Zahlreiche Nachfragen aus dem Auditorium zeigten, dass der Bericht über die Flucht reges Interesse auch an Hintergründen, Begleitumständen und Folgen geweckt hatte. Giese erläuterte dazu, dass er als Grenzoffizier Schießbefehl hatte, aber glücklicherweise nie in die Situation kam, ihn ausführen zu müssen. Die Welt der BRD kannte er aus dem Westfernsehen – auch die Nachteile. Zudem musste er seine Familie zurücklassen, der er nichts von seinen Plänen erzählte und die, wie er wusste, anschließend Repressalien ausgesetzt war.
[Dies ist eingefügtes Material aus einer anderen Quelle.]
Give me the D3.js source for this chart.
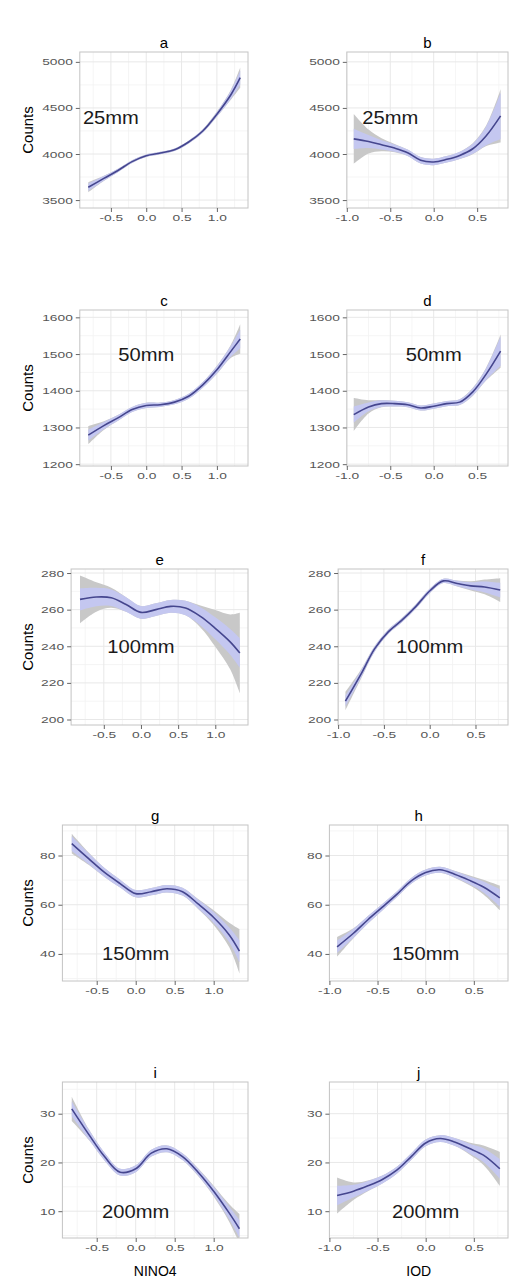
<!DOCTYPE html>
<html>
<head>
<meta charset="utf-8">
<script src="https://cdn.jsdelivr.net/npm/d3@7"></script>
<style>
body { margin: 0; background: #fff; }
svg { display: block; font-family: "Liberation Sans", Arial, sans-serif; }
</style>
</head>
<body>
<div id="chart"></div>
<script>
// smoothed counts against the climate index
var ninoX = [-0.82, -0.6, -0.4, -0.2, 0, 0.2, 0.4, 0.6, 0.8, 1.0, 1.2, 1.33];
var iodX = [-0.92, -0.75, -0.6, -0.45, -0.3, -0.15, 0, 0.15, 0.3, 0.45, 0.6, 0.77];

var aCounts = [3639, 3735, 3821, 3917, 3981, 4010, 4046, 4130, 4250, 4432, 4646, 4828];
var aBlue = [40, 25, 18, 15, 14, 14, 14, 15, 18, 25, 45, 75];
var aGrey = [55, 28, 18, 15, 14, 14, 14, 15, 18, 28, 55, 110];
var bCounts = [4164, 4135, 4100, 4064, 4014, 3932, 3914, 3942, 3985, 4057, 4193, 4414];
var bBlue = [110, 70, 50, 40, 35, 35, 35, 35, 40, 55, 100, 250];
var bGrey = [270, 130, 70, 45, 35, 35, 35, 35, 40, 60, 110, 290];
var cCounts = [1279, 1305, 1326, 1349, 1360, 1362, 1369, 1385, 1416, 1457, 1508, 1541];
var cBlue = [15, 10, 8, 7, 7, 6, 6, 7, 8, 10, 15, 25];
var cGrey = [25, 12, 8, 7, 7, 6, 6, 7, 8, 11, 18, 40];
var dCounts = [1335, 1356, 1365, 1365, 1362, 1353, 1358, 1365, 1369, 1397, 1444, 1508];
var dBlue = [22, 12, 9, 8, 7, 7, 7, 7, 8, 10, 16, 40];
var dGrey = [45, 18, 10, 8, 7, 7, 7, 7, 8, 11, 17, 45];
var eCounts = [265.6, 266.9, 266.5, 262.8, 258.5, 260, 261.8, 260.9, 256.3, 249.8, 242.4, 236.3];
var eBlue = [6, 5, 4.5, 4, 3.5, 3.5, 3.5, 4, 5, 6, 7, 8];
var eGrey = [13, 8, 5.5, 4, 3.5, 3.5, 3.5, 4, 6, 10, 15, 22];
var fCounts = [210, 224.8, 238.7, 248, 254.4, 261.8, 270.2, 275.7, 274.3, 273, 272.4, 270.7];
var fBlue = [3, 2, 1.5, 1.2, 1.2, 1.2, 1.2, 1.2, 1.5, 2, 3, 4];
var fGrey = [5, 2.5, 1.5, 1.2, 1.2, 1.2, 1.2, 1.2, 1.6, 2.5, 4, 6.5];
var gCounts = [84.8, 78.6, 73.1, 68.6, 64.5, 65.3, 66.5, 65.3, 60.3, 54.8, 47.7, 41.1];
var gBlue = [3, 2.2, 1.8, 1.6, 1.5, 1.5, 1.5, 1.6, 1.8, 2.2, 3, 4.5];
var gGrey = [4, 2.5, 1.8, 1.6, 1.5, 1.5, 1.5, 1.6, 2, 3, 5, 9];
var hCounts = [42.9, 48.4, 53.9, 59, 64.2, 69.7, 73.1, 74.2, 72.4, 70, 67.2, 62.8];
var hBlue = [2.5, 1.8, 1.5, 1.3, 1.2, 1.2, 1.2, 1.2, 1.3, 1.6, 2.2, 3.5];
var hGrey = [4, 2, 1.5, 1.3, 1.2, 1.2, 1.2, 1.2, 1.4, 2, 3, 5];
var iCounts = [31, 25.7, 21.2, 18, 18.7, 21.9, 22.8, 21.2, 18, 14.1, 9.6, 6.4];
var iBlue = [1.5, 1, 0.8, 0.7, 0.7, 0.7, 0.7, 0.7, 0.7, 0.9, 1.3, 1.8];
var iGrey = [2.5, 1.1, 0.8, 0.7, 0.7, 0.7, 0.7, 0.7, 0.8, 1.1, 1.8, 3];
var jCounts = [13.2, 14.1, 15.2, 16.5, 18.4, 21.2, 24, 24.9, 24.2, 22.9, 21.5, 18.7];
var jBlue = [2, 1.3, 1, 0.8, 0.7, 0.7, 0.7, 0.7, 0.8, 1, 1.4, 2];
var jGrey = [3.7, 1.8, 1.1, 0.8, 0.7, 0.7, 0.7, 0.7, 0.8, 1.2, 2, 3.5];

var rowDomains = [[3414, 5107], [1195, 1620], [197, 282.2], [29, 92.4], [4.5, 36.5]];
var rowTicks = [[3500, 4000, 4500, 5000], [1200, 1300, 1400, 1500, 1600], [200, 220, 240, 260, 280], [40, 60, 80], [10, 20, 30]];
var rowMinor = [[3750, 4250, 4750], [1250, 1350, 1450, 1550], [210, 230, 250, 270], [30, 50, 70, 90], [5, 15, 25, 35]];
var ninoDomain = [-0.94, 1.44], iodDomain = [-1.0, 0.855];
var ninoTicks = [-0.5, 0, 0.5, 1.0], ninoMinor = [-0.75, -0.25, 0.25, 0.75, 1.25];
var iodTicks = [-1.0, -0.5, 0, 0.5], iodMinor = [-0.75, -0.25, 0.25, 0.75];
var rainLabels = ["25mm", "50mm", "100mm", "150mm", "200mm"];
var labelIndex = [-0.5, 0, 0, 0, 0];
var labelCounts = [4400, 1500, 240, 40, 10];

var panels = [
    {id: "a", row: 0, col: 0, y: aCounts, blue: aBlue, grey: aGrey},
    {id: "b", row: 0, col: 1, y: bCounts, blue: bBlue, grey: bGrey},
    {id: "c", row: 1, col: 0, y: cCounts, blue: cBlue, grey: cGrey},
    {id: "d", row: 1, col: 1, y: dCounts, blue: dBlue, grey: dGrey},
    {id: "e", row: 2, col: 0, y: eCounts, blue: eBlue, grey: eGrey},
    {id: "f", row: 2, col: 1, y: fCounts, blue: fBlue, grey: fGrey},
    {id: "g", row: 3, col: 0, y: gCounts, blue: gBlue, grey: gGrey},
    {id: "h", row: 3, col: 1, y: hCounts, blue: hBlue, grey: hGrey},
    {id: "i", row: 4, col: 0, y: iCounts, blue: iBlue, grey: iGrey},
    {id: "j", row: 4, col: 1, y: jCounts, blue: jBlue, grey: jGrey}
];

var width = 510, height = 1281;
var rowTop = [52, 310, 569, 825, 1082], panelH = 156;
var colBase = [45, 312], colRight = [248, 508], charW = 8.7;
var tickStretch = 1.45;

var svg = d3.select("#chart").append("svg")
    .attr("width", width)
    .attr("height", height);

panels.forEach(function (p, k) {
    var xs = p.col === 0 ? ninoX : iodX;
    var ticksY = rowTicks[p.row];
    var nChars = d3.max(ticksY, function (t) { return String(t).length; });
    var left = colBase[p.col] + charW * nChars;
    var right = colRight[p.col];
    var top = rowTop[p.row], bottom = top + panelH;

    var x = d3.scaleLinear().domain(p.col === 0 ? ninoDomain : iodDomain).range([left, right]);
    var y = d3.scaleLinear().domain(rowDomains[p.row]).range([bottom, top]);

    var g = svg.append("g");

    g.append("clipPath").attr("id", "clip" + k)
        .append("rect")
        .attr("x", left).attr("y", top)
        .attr("width", right - left).attr("height", panelH);

    // grid
    var minX = p.col === 0 ? ninoMinor : iodMinor;
    var majX = p.col === 0 ? ninoTicks : iodTicks;
    var grid = g.append("g").attr("clip-path", "url(#clip" + k + ")");
    grid.selectAll(".mx").data(minX).enter().append("line")
        .attr("x1", x).attr("x2", x).attr("y1", top).attr("y2", bottom)
        .attr("stroke", "#F3F3F3").attr("stroke-width", 0.8);
    grid.selectAll(".my").data(rowMinor[p.row]).enter().append("line")
        .attr("y1", y).attr("y2", y).attr("x1", left).attr("x2", right)
        .attr("stroke", "#F3F3F3").attr("stroke-width", 0.8);
    grid.selectAll(".gx").data(majX).enter().append("line")
        .attr("x1", x).attr("x2", x).attr("y1", top).attr("y2", bottom)
        .attr("stroke", "#E8E8E8").attr("stroke-width", 1);
    grid.selectAll(".gy").data(ticksY).enter().append("line")
        .attr("y1", y).attr("y2", y).attr("x1", left).attr("x2", right)
        .attr("stroke", "#E8E8E8").attr("stroke-width", 1);

    var pts = xs.map(function (v, i) {
        return {x: v, y: p.y[i], b: p.blue[i], g: p.grey[i]};
    });
    var curve = d3.curveCatmullRom.alpha(0.5);

    var plot = g.append("g").attr("clip-path", "url(#clip" + k + ")");
    plot.append("path").datum(pts)
        .attr("fill", "#C8C8C8")
        .attr("d", d3.area().curve(curve)
            .x(function (d) { return x(d.x); })
            .y0(function (d) { return y(d.y - d.g); })
            .y1(function (d) { return y(d.y + d.g); }));
    plot.append("path").datum(pts)
        .attr("fill", "#C4C7F0")
        .attr("d", d3.area().curve(curve)
            .x(function (d) { return x(d.x); })
            .y0(function (d) { return y(d.y - d.b); })
            .y1(function (d) { return y(d.y + d.b); }));
    plot.append("path").datum(pts)
        .attr("fill", "none").attr("stroke", "#45468E").attr("stroke-width", 1.6)
        .attr("d", d3.line().curve(curve)
            .x(function (d) { return x(d.x); })
            .y(function (d) { return y(d.y); }));

    g.append("rect")
        .attr("x", left).attr("y", top)
        .attr("width", right - left).attr("height", panelH)
        .attr("fill", "none").attr("stroke", "#C4C4C4").attr("stroke-width", 1);

    // axes
    var ay = g.append("g").attr("transform", "translate(" + left + ",0)")
        .call(d3.axisLeft(y).tickValues(ticksY).tickSize(4).tickPadding(3).tickFormat(d3.format("d")));
    var ax = g.append("g").attr("transform", "translate(0," + bottom + ")")
        .call(d3.axisBottom(x).tickValues(majX).tickSize(4).tickPadding(2)
            .tickFormat(function (d) { return d.toFixed(1); }));
    [ay, ax].forEach(function (a) {
        a.select(".domain").remove();
        a.selectAll(".tick line").attr("stroke", "#666");
        a.selectAll(".tick text")
            .attr("fill", "#555")
            .style("font-size", "9.5px")
            .style("font-family", "'Liberation Sans', Arial, sans-serif");
    });
    ay.selectAll(".tick text")
        .attr("x", -7 / tickStretch)
        .attr("transform", "scale(" + tickStretch + ",1)");
    ax.selectAll(".tick text")
        .attr("transform", "scale(" + tickStretch + ",1)");

    // panel letter
    g.append("text")
        .attr("x", (left + right) / 2).attr("y", top - 4)
        .attr("text-anchor", "middle")
        .style("font-size", "15px")
        .text(p.id);

    // threshold label
    g.append("text")
        .attr("transform", "translate(" + x(labelIndex[p.row]) + "," + y(labelCounts[p.row]) + ") scale(1.12,1)")
        .attr("text-anchor", "middle")
        .attr("dy", "0.36em")
        .style("font-size", "18px")
        .attr("fill", "#1a1a1a")
        .text(rainLabels[p.row]);

    if (p.col === 0) {
        g.append("text")
            .attr("transform", "translate(28," + (top + panelH / 2) + ") rotate(-90)")
            .attr("text-anchor", "middle")
            .attr("dy", "0.36em")
            .style("font-size", "15px")
            .text("Counts");
    }
    if (p.row === 4) {
        g.append("text")
            .attr("x", (left + right) / 2).attr("y", 1276)
            .attr("text-anchor", "middle")
            .style("font-size", "14px")
            .text(p.col === 0 ? "NINO4" : "IOD");
    }
});
</script>
</body>
</html>
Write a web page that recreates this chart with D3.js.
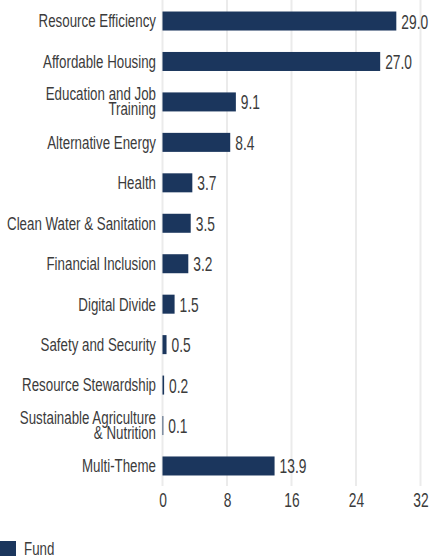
<!DOCTYPE html>
<html>
  <meta charset="utf-8" />
  <head>
    <script src="https://d3js.org/d3.v7.min.js"></script>
    <style>
      body {
        margin: 0;
        background: #fff;
      }
      svg text {
        font-family: "Liberation Sans", Arial, sans-serif;
        fill: #3b3b3b;
      }
    </style>
  </head>
  <body>
    <svg id="chart" width="431" height="556"></svg>

    <script>
      // sector labels, "\n" splits a label onto two lines
      const sectors = [
        "Resource Efficiency",
        "Affordable Housing",
        "Education and Job\nTraining",
        "Alternative Energy",
        "Health",
        "Clean Water & Sanitation",
        "Financial Inclusion",
        "Digital Divide",
        "Safety and Security",
        "Resource Stewardship",
        "Sustainable Agriculture\n& Nutrition",
        "Multi-Theme",
      ];
      const fundValues = [29.0, 27.0, 9.1, 8.4, 3.7, 3.5, 3.2, 1.5, 0.5, 0.2, 0.1, 13.9];
      const xTicks = [0, 8, 16, 24, 32];
      const seriesName = "Fund";

      const barColor = "#1b365d";
      // no condensed face installed, so squeeze text horizontally
      const squeeze = 0.69;
      const squeezeLabel = 0.72;

      const svg = d3.select("#chart");

      const x = d3.scaleLinear().domain([0, 32]).range([162.5, 420.5]);
      const y = d3
        .scaleBand()
        .domain(sectors)
        .range([1, 486])
        .paddingInner(0.53)
        .paddingOuter(0.26);

      // gridlines
      svg
        .append("g")
        .selectAll("line")
        .data(xTicks)
        .enter()
        .append("line")
        .attr("x1", (d) => x(d))
        .attr("x2", (d) => x(d))
        .attr("y1", 0)
        .attr("y2", 486)
        .attr("stroke", "#ebebeb")
        .attr("stroke-width", 2);

      // x axis labels
      const xAxis = svg
        .append("g")
        .attr("transform", "translate(0,486)")
        .attr("font-family", null)
        .attr("font-size", null)
        .call(d3.axisBottom(x).tickValues(xTicks).tickSize(0));
      xAxis.select(".domain").remove();
      xAxis
        .selectAll("text")
        .attr("y", 0)
        .attr("dy", null)
        .attr("font-size", 20)
        .attr("transform", `translate(0,20.5) scale(${squeeze},1)`);

      // bars
      svg
        .append("g")
        .selectAll("rect")
        .data(fundValues)
        .enter()
        .append("rect")
        .attr("x", x(0))
        .attr("y", (d, i) => y(sectors[i]))
        .attr("width", (d) => x(d) - x(0))
        .attr("height", y.bandwidth())
        .attr("fill", barColor);

      // value labels
      svg
        .append("g")
        .selectAll("text")
        .data(fundValues)
        .enter()
        .append("text")
        .attr("font-size", 20)
        .attr(
          "transform",
          (d, i) =>
            `translate(${x(d) + 5},${y(sectors[i]) + y.bandwidth() / 2 + 7.5}) scale(${squeeze},1)`
        )
        .text((d) => d.toFixed(1));

      // category labels
      const cat = svg
        .append("g")
        .selectAll("text")
        .data(sectors)
        .enter()
        .append("text")
        .attr("text-anchor", "end")
        .attr("font-size", 18.5)
        .attr(
          "transform",
          (d) => `translate(156,${y(d) + y.bandwidth() / 2}) scale(${squeezeLabel},1)`
        );

      cat.each(function (d) {
        const lines = d.split("\n");
        const t = d3.select(this);
        const first = lines.length === 1 ? 6.4 : -2;
        lines.forEach((ln, k) => {
          t.append("tspan")
            .attr("x", 0)
            .attr("dy", k === 0 ? first : 15)
            .text(ln);
        });
      });

      // legend
      const legend = svg.append("g").attr("transform", "translate(0,541)");
      legend
        .append("rect")
        .attr("x", 0)
        .attr("y", 0)
        .attr("width", 16)
        .attr("height", 16)
        .attr("fill", barColor);
      legend
        .append("text")
        .attr("font-size", 18.5)
        .attr("transform", `translate(24,14) scale(${squeezeLabel},1)`)
        .text(seriesName);
    </script>
  </body>
</html>
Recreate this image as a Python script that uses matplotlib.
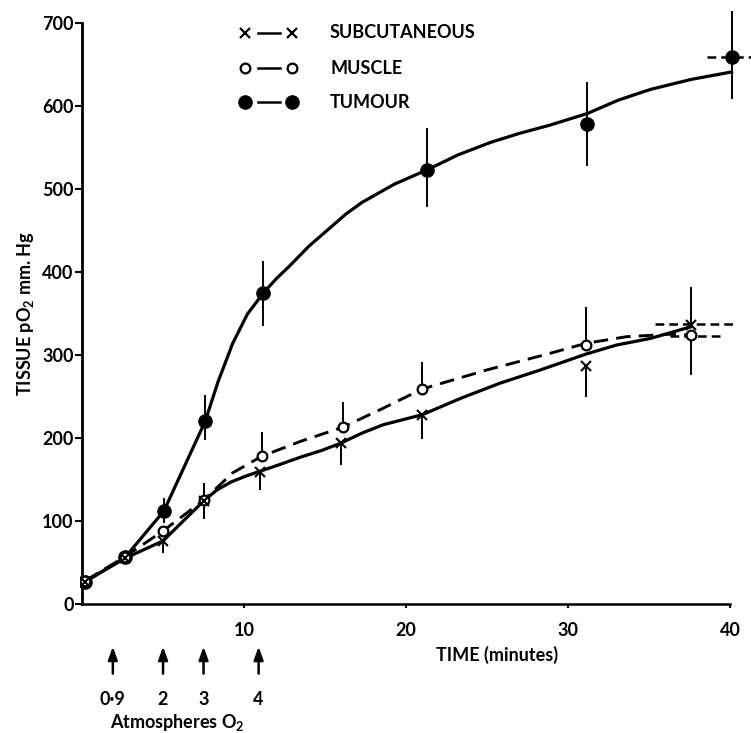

Dafür hinterließ er ihnen all seine Ersparnisse. Sein Leben in der DDR, auch die Schule, hatte er als „normal und angenehm“ empfunden. „Aber ich wollte einfach frei sein, gehen können, wohin ich will“, so seine einfache Erklärung. „Hätte ich gewusst, dass 7 Jahre später die Mauer fällt, dann hätte ich das alles wohl nicht riskiert. Aber das ahnte ja niemand.“ Sein Leben im Westen sei ihm zunächst schwergefallen, ganz auf eigene Füße gestellt und ohne die zuvor gewohnte Unterstützung. Rasch verlor er auch den Kontakt zu seinem Freund. Aber er habe den Schritt nie bereut, im Gegenteil: Er fand Arbeit, gründete eine Familie, und „endlich konnte ich als Fan von Werder Bremen meine Mannschaft live erleben.“ Nachdenklich wurde der Referent noch einmal aufgrund der letzten Frage, ob er aus heutiger Sicht diese Flucht wieder in Angriff nehmen würde. „Wahrscheinlich nicht“, meinte er, „aber damals war ich auch jung.“

StD Thomas Carl, der Torsten Giese zu diesem Vortrag bewogen hatte, dankte dem Referenten herzlich und überreichte ihm, der Passau demnächst verlässt, einen Bildband der Stadt zur Erinnerung.